No offense or displeasure to the Frid.ge team of course, if they're happy with it that's fine. I just don't see it as an economically effective investment from Google's end. Perhaps part of it is the extra headlines that are inevitable when a YC company gets acquired? Just doesn't seem like a good value to me.

1 comments

How much would Google have to spend to hire a complete team to add and expand fridge-like features for Google+? It's got to be in that same ballpark.

Surely it's worth the premium to hire a cohesive, motivated team that's already learned the domain and has a proven ability to execute.

Particularly considering the benefit Google can realize from getting a better solution to market faster.

Why would it be in that same ballpark? Google has a notoriously silly hiring process so its costs are probably higher than the costs of some other companies, but really 5-10MM to hire 3-4 people? I guess if they're willing to spend that on a "talent acquisition" it may not be that far out of line with normal hiring costs but I'd say there's certainly a problem there.

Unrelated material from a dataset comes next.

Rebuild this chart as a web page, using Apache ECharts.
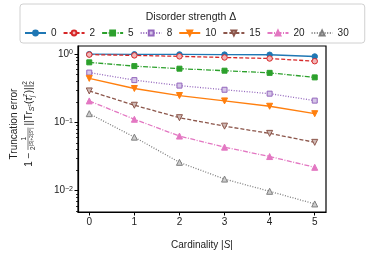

As I stated in my post I understand that demonstrating ability via Frid.ge can certainly be valuable and worth a premium. It just seems to be much higher than one might expect Google to spend on normal hiring processes.

I think the part of the equation that we're weighting differently is the value to Google of having better features for Google+, available sooner.

I'd join you in surprise if we weren't talking about Google Plus.